> _RECORD EXTRACTS_

- - - - -

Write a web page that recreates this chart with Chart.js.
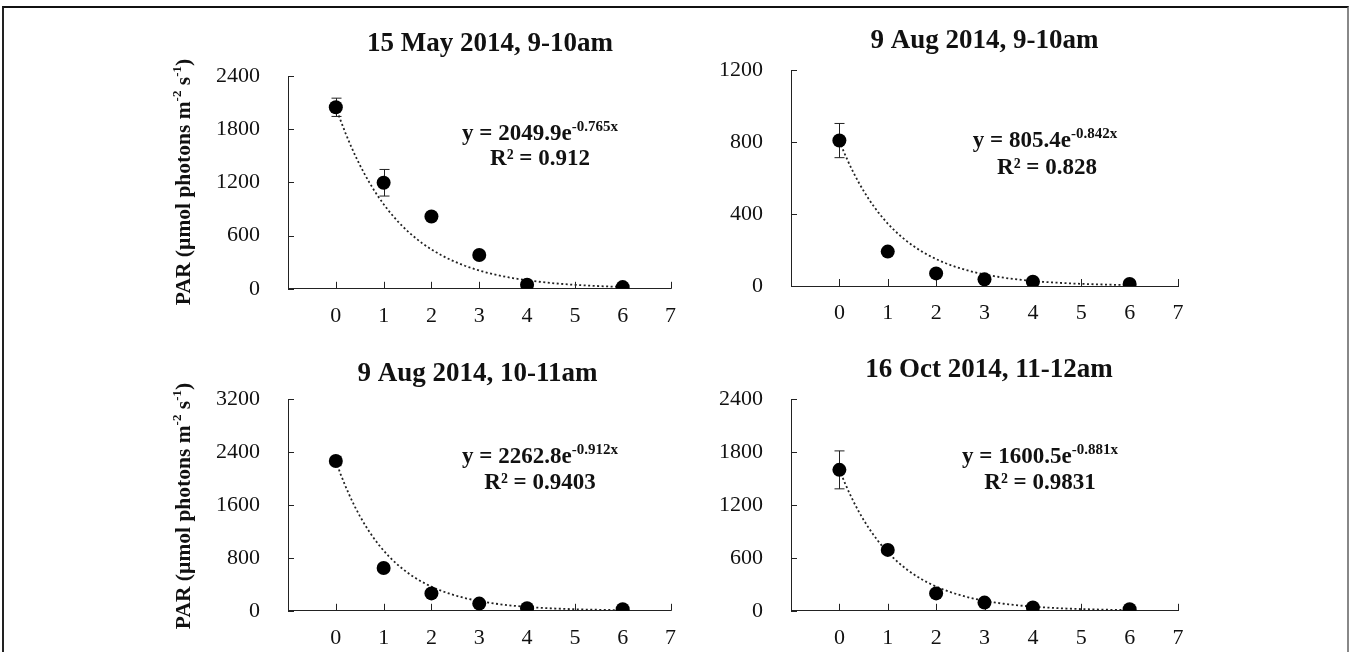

- - - - -

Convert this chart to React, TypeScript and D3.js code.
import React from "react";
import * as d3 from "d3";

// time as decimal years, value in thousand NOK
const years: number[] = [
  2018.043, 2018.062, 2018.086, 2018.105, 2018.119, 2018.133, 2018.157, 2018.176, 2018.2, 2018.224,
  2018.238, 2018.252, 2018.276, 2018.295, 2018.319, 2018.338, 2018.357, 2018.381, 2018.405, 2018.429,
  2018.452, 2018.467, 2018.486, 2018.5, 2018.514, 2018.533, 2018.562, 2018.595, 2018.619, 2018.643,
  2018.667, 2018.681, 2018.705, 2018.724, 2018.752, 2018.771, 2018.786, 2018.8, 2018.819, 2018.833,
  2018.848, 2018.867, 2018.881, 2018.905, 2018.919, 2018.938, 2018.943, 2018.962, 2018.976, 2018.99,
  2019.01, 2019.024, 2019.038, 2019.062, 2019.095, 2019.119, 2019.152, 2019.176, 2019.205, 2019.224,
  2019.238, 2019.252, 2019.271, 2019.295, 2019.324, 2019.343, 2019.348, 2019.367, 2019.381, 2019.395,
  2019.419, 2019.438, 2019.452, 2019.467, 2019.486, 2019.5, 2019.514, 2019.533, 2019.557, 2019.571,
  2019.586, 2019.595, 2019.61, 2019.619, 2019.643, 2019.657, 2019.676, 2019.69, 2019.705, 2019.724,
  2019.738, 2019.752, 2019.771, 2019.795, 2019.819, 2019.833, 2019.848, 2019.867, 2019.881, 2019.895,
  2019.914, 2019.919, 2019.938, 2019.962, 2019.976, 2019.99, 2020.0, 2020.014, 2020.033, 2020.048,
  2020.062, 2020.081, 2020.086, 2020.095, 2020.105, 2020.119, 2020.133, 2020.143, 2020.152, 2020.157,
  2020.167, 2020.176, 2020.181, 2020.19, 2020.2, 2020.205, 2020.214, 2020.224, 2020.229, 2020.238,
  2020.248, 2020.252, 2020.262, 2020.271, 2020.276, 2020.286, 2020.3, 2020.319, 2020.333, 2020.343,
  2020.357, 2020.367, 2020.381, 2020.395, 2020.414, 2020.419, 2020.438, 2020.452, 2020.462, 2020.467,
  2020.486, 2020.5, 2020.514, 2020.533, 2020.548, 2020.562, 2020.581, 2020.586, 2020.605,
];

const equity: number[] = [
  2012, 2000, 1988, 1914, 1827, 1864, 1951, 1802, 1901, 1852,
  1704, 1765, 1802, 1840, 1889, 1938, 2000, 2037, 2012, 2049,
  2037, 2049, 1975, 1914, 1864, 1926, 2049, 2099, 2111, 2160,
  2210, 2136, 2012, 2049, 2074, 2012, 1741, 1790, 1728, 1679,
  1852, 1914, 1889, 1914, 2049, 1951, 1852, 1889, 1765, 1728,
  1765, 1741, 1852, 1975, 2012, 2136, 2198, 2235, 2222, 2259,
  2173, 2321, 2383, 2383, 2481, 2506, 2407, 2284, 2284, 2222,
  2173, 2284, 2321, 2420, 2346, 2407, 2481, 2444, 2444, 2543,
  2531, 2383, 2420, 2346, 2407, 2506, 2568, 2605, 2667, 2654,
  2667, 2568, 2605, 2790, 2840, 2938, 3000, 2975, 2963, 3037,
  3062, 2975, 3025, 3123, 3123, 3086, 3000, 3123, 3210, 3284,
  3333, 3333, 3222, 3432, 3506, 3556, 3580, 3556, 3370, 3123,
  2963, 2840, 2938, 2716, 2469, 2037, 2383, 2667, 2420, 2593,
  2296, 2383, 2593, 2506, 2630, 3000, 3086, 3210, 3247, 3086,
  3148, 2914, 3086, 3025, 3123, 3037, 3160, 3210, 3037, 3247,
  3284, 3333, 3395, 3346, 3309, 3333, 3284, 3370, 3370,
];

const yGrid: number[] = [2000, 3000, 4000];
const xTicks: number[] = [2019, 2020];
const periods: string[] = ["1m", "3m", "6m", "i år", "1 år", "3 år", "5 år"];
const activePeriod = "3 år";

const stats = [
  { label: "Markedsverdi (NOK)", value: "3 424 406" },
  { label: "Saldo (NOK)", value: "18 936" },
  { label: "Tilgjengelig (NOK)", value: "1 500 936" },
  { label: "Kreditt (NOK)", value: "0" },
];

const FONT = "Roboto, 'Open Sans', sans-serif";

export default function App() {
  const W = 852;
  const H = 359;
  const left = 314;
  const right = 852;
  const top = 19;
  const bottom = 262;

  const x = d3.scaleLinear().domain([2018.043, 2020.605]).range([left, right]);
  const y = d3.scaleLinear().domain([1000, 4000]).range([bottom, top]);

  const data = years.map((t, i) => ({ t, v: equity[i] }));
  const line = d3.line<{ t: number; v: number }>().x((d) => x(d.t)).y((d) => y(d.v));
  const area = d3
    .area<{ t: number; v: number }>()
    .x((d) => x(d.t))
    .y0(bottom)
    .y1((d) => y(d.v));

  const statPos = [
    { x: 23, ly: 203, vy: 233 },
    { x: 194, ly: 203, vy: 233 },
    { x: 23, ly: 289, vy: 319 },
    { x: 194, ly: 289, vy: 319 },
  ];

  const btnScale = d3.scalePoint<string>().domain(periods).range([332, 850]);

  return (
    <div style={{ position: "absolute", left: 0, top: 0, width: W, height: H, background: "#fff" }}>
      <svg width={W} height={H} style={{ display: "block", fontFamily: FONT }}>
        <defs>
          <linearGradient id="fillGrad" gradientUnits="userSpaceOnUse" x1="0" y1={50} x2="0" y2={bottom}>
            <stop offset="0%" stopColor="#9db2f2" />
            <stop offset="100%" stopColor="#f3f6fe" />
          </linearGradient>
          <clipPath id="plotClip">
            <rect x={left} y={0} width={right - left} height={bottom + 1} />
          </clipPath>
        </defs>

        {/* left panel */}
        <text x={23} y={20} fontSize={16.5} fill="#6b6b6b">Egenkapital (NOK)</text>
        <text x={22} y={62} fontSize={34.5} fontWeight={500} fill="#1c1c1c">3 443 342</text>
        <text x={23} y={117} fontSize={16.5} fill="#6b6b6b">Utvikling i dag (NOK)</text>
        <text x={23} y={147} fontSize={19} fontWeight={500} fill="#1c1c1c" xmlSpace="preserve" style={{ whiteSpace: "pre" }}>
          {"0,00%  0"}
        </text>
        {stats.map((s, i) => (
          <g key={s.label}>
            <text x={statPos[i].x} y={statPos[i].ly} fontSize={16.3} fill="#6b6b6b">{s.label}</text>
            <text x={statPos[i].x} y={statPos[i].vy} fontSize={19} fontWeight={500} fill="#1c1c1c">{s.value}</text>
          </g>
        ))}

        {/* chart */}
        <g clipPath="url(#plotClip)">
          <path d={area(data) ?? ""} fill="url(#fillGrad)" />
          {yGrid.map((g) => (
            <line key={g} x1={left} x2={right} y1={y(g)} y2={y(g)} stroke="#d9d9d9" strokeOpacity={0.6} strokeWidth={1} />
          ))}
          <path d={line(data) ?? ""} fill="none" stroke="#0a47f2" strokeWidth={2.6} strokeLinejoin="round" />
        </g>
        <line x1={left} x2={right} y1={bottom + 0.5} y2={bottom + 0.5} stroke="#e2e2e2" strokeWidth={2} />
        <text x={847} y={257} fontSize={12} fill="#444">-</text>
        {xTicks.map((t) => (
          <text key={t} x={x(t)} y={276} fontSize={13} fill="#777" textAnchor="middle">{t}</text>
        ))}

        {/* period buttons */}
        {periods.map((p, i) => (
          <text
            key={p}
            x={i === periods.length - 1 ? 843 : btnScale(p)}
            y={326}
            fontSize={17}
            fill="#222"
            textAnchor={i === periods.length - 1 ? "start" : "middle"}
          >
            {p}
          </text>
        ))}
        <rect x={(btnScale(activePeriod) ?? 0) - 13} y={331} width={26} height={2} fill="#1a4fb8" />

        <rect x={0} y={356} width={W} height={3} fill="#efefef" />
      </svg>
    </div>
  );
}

- - - - -

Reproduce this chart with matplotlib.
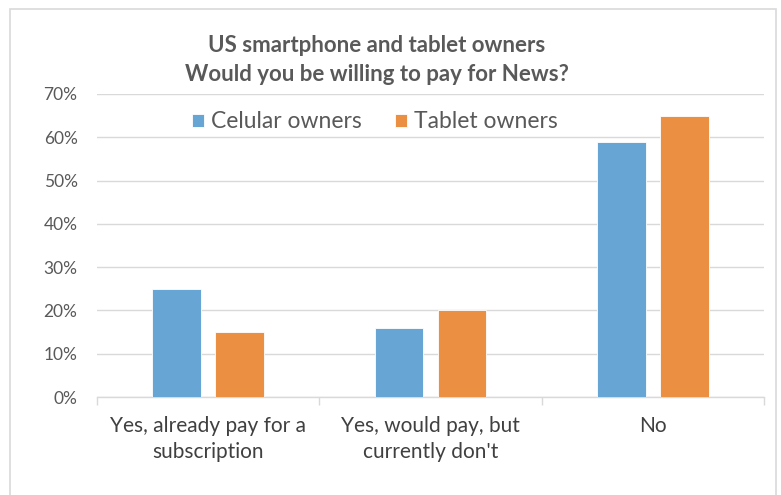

- - - - -

> _GOAL_
Pick each line holding the word "this" out of the listing.

> _EXPECTED ANSWER_
Write a web page that recreates this chart with Chart.js.
Convert this chart to React, TypeScript and D3.js code.
Reproduce this chart with matplotlib.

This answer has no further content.